Luckily, journalist Barr (Get It Together: A Guide to Surviving your Quarterlife Crisis, 2005) had a strong intelligent streak, a great love of books and a series of true friends. The author never had an awakening to his homosexuality; he, and everyone around him, just knew he was gay. The collapse of his parents’ marriage when he was 8 threw him into a difficult situation with Logan, the “wicked stepfather.” When his mother had a cerebral hemorrhage and spent six months away recuperating, Logan showed his true colors, poisoning the author and trying to drown him. While seeking to avoid Logan for all those months, Barr was desperately afraid to report him for fear of retribution against his sister. Ultimately, school became his saving grace, even with the taunting of schoolmates.

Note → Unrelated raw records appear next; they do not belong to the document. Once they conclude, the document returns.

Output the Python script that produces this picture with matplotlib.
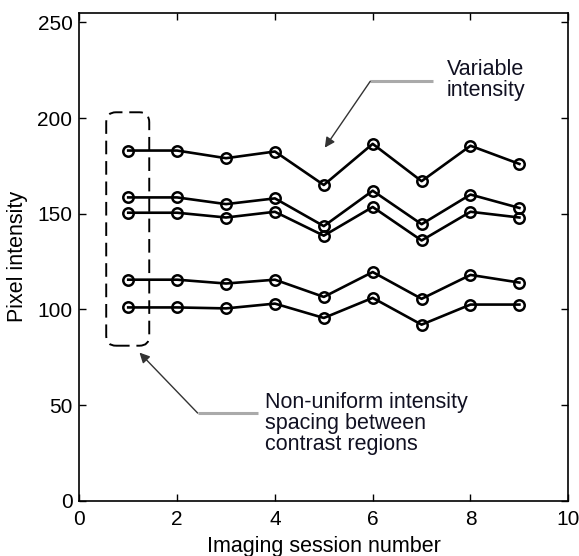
import matplotlib
matplotlib.use("Agg")
import matplotlib.pyplot as plt
from matplotlib.patches import FancyBboxPatch
import numpy as np

plt.rcParams['font.family'] = ['Liberation Sans', 'DejaVu Sans']

# imaging sessions and intensity of each contrast region
sessions = [1, 2, 3, 4, 5, 6, 7, 8, 9]
region_1 = [183, 183, 179, 182.5, 165, 186.5, 167, 185.5, 176]
region_2 = [158.5, 158.5, 155, 158, 143.5, 162, 144.5, 160, 153]
region_3 = [150.5, 150.5, 148, 151, 138.5, 153.5, 136, 151, 148]
region_4 = [115.5, 115.5, 113.5, 115.5, 106.5, 119.5, 105.5, 118, 114]
region_5 = [101, 101, 100.5, 103, 95.5, 106, 92, 102.5, 102.5]
regions = [region_1, region_2, region_3, region_4, region_5]

x_ticks = [0, 2, 4, 6, 8, 10]
y_ticks = [0, 50, 100, 150, 200, 250]

fig = plt.figure(figsize=(5.79, 5.56), dpi=100)
ax = fig.add_axes([0.137, 0.0995, 0.8445, 0.8775])

for r in regions:
    ax.plot(sessions, r, color='black', linewidth=1.9, marker='o',
            markersize=7.5, markerfacecolor='none', markeredgewidth=1.8,
            markeredgecolor='black')

# dashed rounded box around first session
box = FancyBboxPatch((0.55, 81), 0.88, 122,
                     boxstyle="round,pad=0,rounding_size=0.2",
                     mutation_aspect=26, fill=False, edgecolor='black',
                     linewidth=1.4, linestyle=(0, (7, 3.5)))
ax.add_patch(box)

ax.set_xlim(0, 10)
ax.set_ylim(0, 255)
ax.set_xticks(x_ticks)
ax.set_yticks(y_ticks)
ax.tick_params(direction='in', top=True, right=True, length=5, width=1,
               labelsize=15)
ax.tick_params(axis='x', pad=7)
ax.tick_params(axis='y', pad=5)
for s in ax.spines.values():
    s.set_linewidth(1.2)

ax.set_xlabel('Imaging session number', fontsize=15.5, labelpad=5)
ax.set_ylabel('Pixel intensity', fontsize=15.5)
ax.yaxis.set_label_coords(-0.105, 0.5)

# annotations
ax.plot([5.95, 7.23], [219.2, 219.2], color='#aaaaaa', linewidth=2.2,
        solid_capstyle='butt')
ax.annotate('', xy=(5.02, 184.5), xytext=(5.95, 219.2),
            arrowprops=dict(arrowstyle='-|>', color='#333333', lw=1.0,
                            mutation_scale=15, shrinkA=0, shrinkB=0))
ax.text(7.52, 220, 'Variable\nintensity', fontsize=15.5, ha='left',
        va='center', linespacing=1.0, color='#111122')

ax.plot([2.42, 3.65], [45.8, 45.8], color='#aaaaaa', linewidth=2.2,
        solid_capstyle='butt')
ax.annotate('', xy=(1.23, 77.4), xytext=(2.42, 45.8),
            arrowprops=dict(arrowstyle='-|>', color='#333333', lw=1.0,
                            mutation_scale=15, shrinkA=0, shrinkB=0))
ax.text(3.79, 40.5, 'Non-uniform intensity\nspacing between\ncontrast regions',
        fontsize=15.5, ha='left', va='center', linespacing=1.0,
        color='#111122')

fig.savefig('out.png', dpi=100)
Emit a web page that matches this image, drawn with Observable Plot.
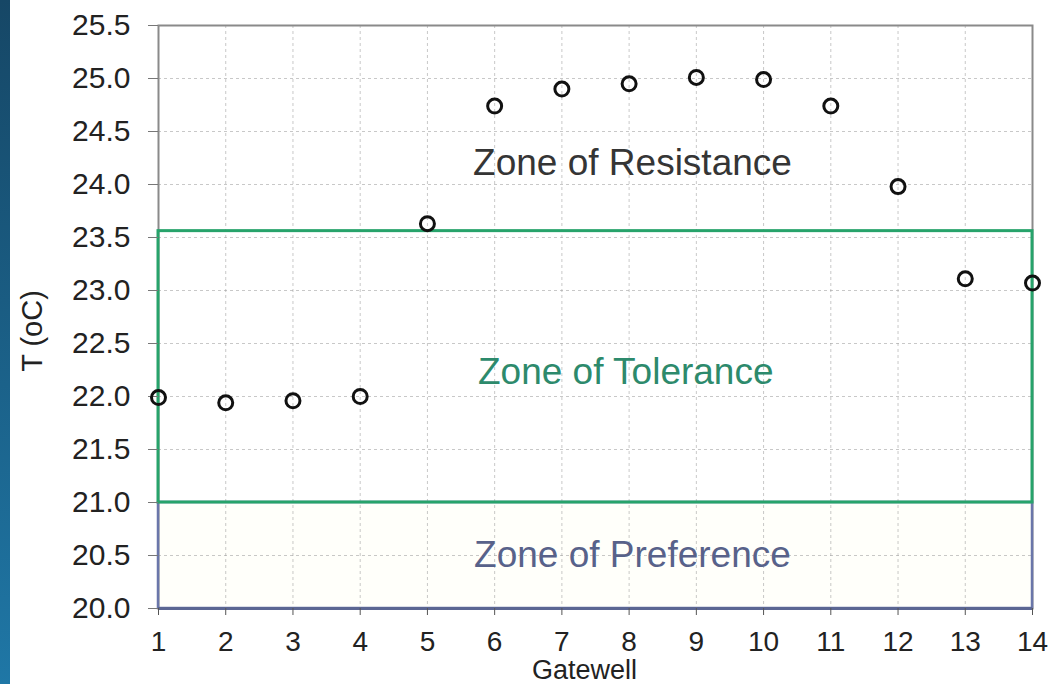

He joined any club that would keep him after school for extended periods of time (“I’m on every team at Brannock High School that doesn’t have anything to do with throwing, catching, or kicking a ball”), and he also ended up at the top of his class in just about every subject. In addition to his personal story, the author follows the effects of Thatcher’s economic policies, as she canceled the free school milk, beat back the coal miners and closed the steel mill where his father worked. If ever a prime minister was hated, it was in the council houses of Britain; her name couldn’t be uttered without an expletive. Few readers will blame the author or anyone else angered by her methods; she massively cut social programs and suggested taxing the poor due to the fact that there were more of them.
While it should be heartbreaking, Barr tells a wonderful story, demonstrating the remarkable resilience of a child not only surviving, but succeeding in such a grand way.